START
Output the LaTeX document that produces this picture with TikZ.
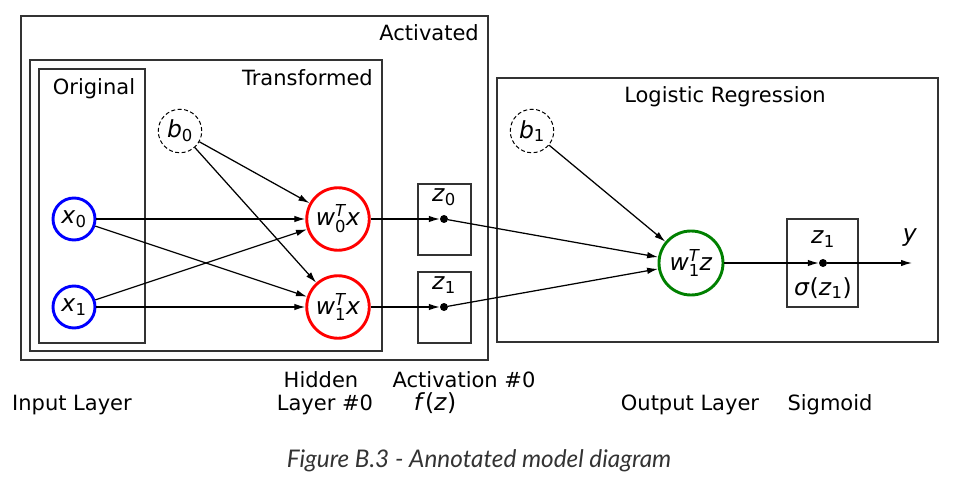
\documentclass[tikz,border=0pt]{standalone}
\usepackage{fontspec}
\usepackage{amsmath}
\setmainfont{DejaVu Sans}
\newfontfamily\capfont{Lato}
\usetikzlibrary{arrows.meta}
\definecolor{boxgray}{HTML}{333333}
\definecolor{capgray}{HTML}{333333}
\definecolor{mplgreen}{HTML}{008000}
\newcommand\vv[1]{\textit{#1}}
\newcommand\sbs[1]{$_{\text{\upshape #1}}$}
\newcommand\sbsp[2]{$_{\text{\upshape #1}}^{\text{\itshape #2}}$}
\begin{document}
\begin{tikzpicture}[x=1pt,y=-1pt,
  every node/.style={font=\fontsize{21}{25}\selectfont},
  mth/.style={font=\fontsize{23.5}{28}\selectfont},
  frame/.style={draw=boxgray,line width=1.3pt},
  neuron/.style={circle,draw,line width=2.9pt,minimum size=62.5pt,inner sep=0pt,mth},
  inp/.style={circle,draw=blue,line width=2.9pt,minimum size=42pt,inner sep=0pt,mth},
  bias/.style={circle,draw,dash pattern=on 4pt off 2.5pt,line width=1pt,minimum size=43.5pt,inner sep=0pt,mth},
  dot/.style={circle,fill,inner sep=0pt,minimum size=8pt},
  conn/.style={-{Latex[length=11pt,width=6.5pt]},line width=1.25pt},
  lbl/.style={inner sep=0pt}]
\useasboundingbox (0,0) rectangle (955,486);
% frames
\draw[frame] (21,16) rectangle (488,360);
\draw[frame] (30,60) rectangle (382,351);
\draw[frame] (39,69) rectangle (145,343);
\draw[frame] (418,184) rectangle (471,255);
\draw[frame] (418,272) rectangle (471,343);
\draw[frame] (497,78) rectangle (938,342);
\draw[frame] (787,219) rectangle (858,307);
% frame labels
\node[lbl,anchor=base east] (tact) at (479,41) {Activated};
\node[lbl,anchor=base east] (ttra) at (373,86) {Transformed};
\node[lbl,anchor=base] (tori) at (94,95) {Original};
\node[lbl,anchor=base] (tlr) at (725,103) {Logistic Regression};
% nodes
\node[bias] (b0) at (180,131) {\vv{b}\sbs{0}};
\node[inp] (x0) at (74,219) {\vv{x}\sbs{0}};
\node[inp] (x1) at (74,307) {\vv{x}\sbs{1}};
\node[neuron,draw=red] (w0) at (338,219) {\vv{w}\sbsp{0}{T}\vv{x}};
\node[neuron,draw=red] (w1) at (338,307) {\vv{w}\sbsp{1}{T}\vv{x}};
\node[dot] (d0) at (444,219) {};
\node[dot] (d1) at (444,307) {};
\node[lbl,mth] (lz0) at (444,197) {\vv{z}\sbs{0}};
\node[lbl,mth] (lz1) at (444,285) {\vv{z}\sbs{1}};
\node[bias] (b1) at (532,131) {\vv{b}\sbs{1}};
\node[neuron,draw=mplgreen,minimum size=64pt] (wz) at (691,263) {\vv{w}\sbsp{1}{T}\vv{z}};
\node[dot] (d2) at (823,263) {};
\node[lbl,mth] (lz2) at (823,239) {\vv{z}\sbs{1}};
\node[lbl,mth] (lsig) at (823,288) {\vv{σ}(\vv{z}\sbs{1})};
\node[lbl,mth] (ly) at (910,238) {\vv{y}};
\coordinate (yend) at (912,263);
% connectors
\draw[conn] (b0) -- (w0);
\draw[conn] (b0) -- (w1);
\draw[conn] (x0) -- (w0);
\draw[conn] (x0) -- (w1);
\draw[conn] (x1) -- (w0);
\draw[conn] (x1) -- (w1);
\draw[conn] (w0) -- (d0);
\draw[conn] (w1) -- (d1);
\draw[conn] (d0) -- (wz);
\draw[conn] (d1) -- (wz);
\draw[conn] (b1) -- (wz);
\draw[conn] (wz) -- (d2);
\draw[conn] (d2) -- (yend);
% bottom labels
\node[lbl,anchor=base] (linp) at (72,410) {Input Layer};
\node[lbl,anchor=base] (lhid1) at (321,387) {Hidden};
\node[lbl,anchor=base] (lhid2) at (325,410) {Layer \#0};
\node[lbl,anchor=base] (lact1) at (464,387) {Activation \#0};
\node[lbl,anchor=base,mth] (lact2) at (435,410) {\vv{f}(\vv{z})};
\node[lbl,anchor=base] (lout) at (690,410) {Output Layer};
\node[lbl,anchor=base] (lsgm) at (830,410) {Sigmoid};
\node[lbl,anchor=base,text=capgray,font=\capfont\itshape\fontsize{24.3}{28}\selectfont] (cap) at (479,467) {Figure B.3 - Annotated model diagram};
\end{tikzpicture}
\end{document}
END
> **What the task requires**:
Write the lines above out again exactly, without any of their pictures.

> **Written reply**:
Output the LaTeX document that produces this picture with TikZ.
\documentclass[tikz,border=0pt]{standalone}
\usepackage{fontspec}
\usepackage{amsmath}
\setmainfont{DejaVu Sans}
\newfontfamily\capfont{Lato}
\usetikzlibrary{arrows.meta}
\definecolor{boxgray}{HTML}{333333}
\definecolor{capgray}{HTML}{333333}
\definecolor{mplgreen}{HTML}{008000}
\newcommand\vv[1]{\textit{#1}}
\newcommand\sbs[1]{$_{\text{\upshape #1}}$}
\newcommand\sbsp[2]{$_{\text{\upshape #1}}^{\text{\itshape #2}}$}
\begin{document}
\begin{tikzpicture}[x=1pt,y=-1pt,
  every node/.style={font=\fontsize{21}{25}\selectfont},
  mth/.style={font=\fontsize{23.5}{28}\selectfont},
  frame/.style={draw=boxgray,line width=1.3pt},
  neuron/.style={circle,draw,line width=2.9pt,minimum size=62.5pt,inner sep=0pt,mth},
  inp/.style={circle,draw=blue,line width=2.9pt,minimum size=42pt,inner sep=0pt,mth},
  bias/.style={circle,draw,dash pattern=on 4pt off 2.5pt,line width=1pt,minimum size=43.5pt,inner sep=0pt,mth},
  dot/.style={circle,fill,inner sep=0pt,minimum size=8pt},
  conn/.style={-{Latex[length=11pt,width=6.5pt]},line width=1.25pt},
  lbl/.style={inner sep=0pt}]
\useasboundingbox (0,0) rectangle (955,486);
% frames
\draw[frame] (21,16) rectangle (488,360);
\draw[frame] (30,60) rectangle (382,351);
\draw[frame] (39,69) rectangle (145,343);
\draw[frame] (418,184) rectangle (471,255);
\draw[frame] (418,272) rectangle (471,343);
\draw[frame] (497,78) rectangle (938,342);
\draw[frame] (787,219) rectangle (858,307);
% frame labels
\node[lbl,anchor=base east] (tact) at (479,41) {Activated};
\node[lbl,anchor=base east] (ttra) at (373,86) {Transformed};
\node[lbl,anchor=base] (tori) at (94,95) {Original};
\node[lbl,anchor=base] (tlr) at (725,103) {Logistic Regression};
% nodes
\node[bias] (b0) at (180,131) {\vv{b}\sbs{0}};
\node[inp] (x0) at (74,219) {\vv{x}\sbs{0}};
\node[inp] (x1) at (74,307) {\vv{x}\sbs{1}};
\node[neuron,draw=red] (w0) at (338,219) {\vv{w}\sbsp{0}{T}\vv{x}};
\node[neuron,draw=red] (w1) at (338,307) {\vv{w}\sbsp{1}{T}\vv{x}};
\node[dot] (d0) at (444,219) {};
\node[dot] (d1) at (444,307) {};
\node[lbl,mth] (lz0) at (444,197) {\vv{z}\sbs{0}};
\node[lbl,mth] (lz1) at (444,285) {\vv{z}\sbs{1}};
\node[bias] (b1) at (532,131) {\vv{b}\sbs{1}};
\node[neuron,draw=mplgreen,minimum size=64pt] (wz) at (691,263) {\vv{w}\sbsp{1}{T}\vv{z}};
\node[dot] (d2) at (823,263) {};
\node[lbl,mth] (lz2) at (823,239) {\vv{z}\sbs{1}};
\node[lbl,mth] (lsig) at (823,288) {\vv{σ}(\vv{z}\sbs{1})};
\node[lbl,mth] (ly) at (910,238) {\vv{y}};
\coordinate (yend) at (912,263);
% connectors
\draw[conn] (b0) -- (w0);
\draw[conn] (b0) -- (w1);
\draw[conn] (x0) -- (w0);
\draw[conn] (x0) -- (w1);
\draw[conn] (x1) -- (w0);
\draw[conn] (x1) -- (w1);
\draw[conn] (w0) -- (d0);
\draw[conn] (w1) -- (d1);
\draw[conn] (d0) -- (wz);
\draw[conn] (d1) -- (wz);
\draw[conn] (b1) -- (wz);
\draw[conn] (wz) -- (d2);
\draw[conn] (d2) -- (yend);
% bottom labels
\node[lbl,anchor=base] (linp) at (72,410) {Input Layer};
\node[lbl,anchor=base] (lhid1) at (321,387) {Hidden};
\node[lbl,anchor=base] (lhid2) at (325,410) {Layer \#0};
\node[lbl,anchor=base] (lact1) at (464,387) {Activation \#0};
\node[lbl,anchor=base,mth] (lact2) at (435,410) {\vv{f}(\vv{z})};
\node[lbl,anchor=base] (lout) at (690,410) {Output Layer};
\node[lbl,anchor=base] (lsgm) at (830,410) {Sigmoid};
\node[lbl,anchor=base,text=capgray,font=\capfont\itshape\fontsize{24.3}{28}\selectfont] (cap) at (479,467) {Figure B.3 - Annotated model diagram};
\end{tikzpicture}
\end{document}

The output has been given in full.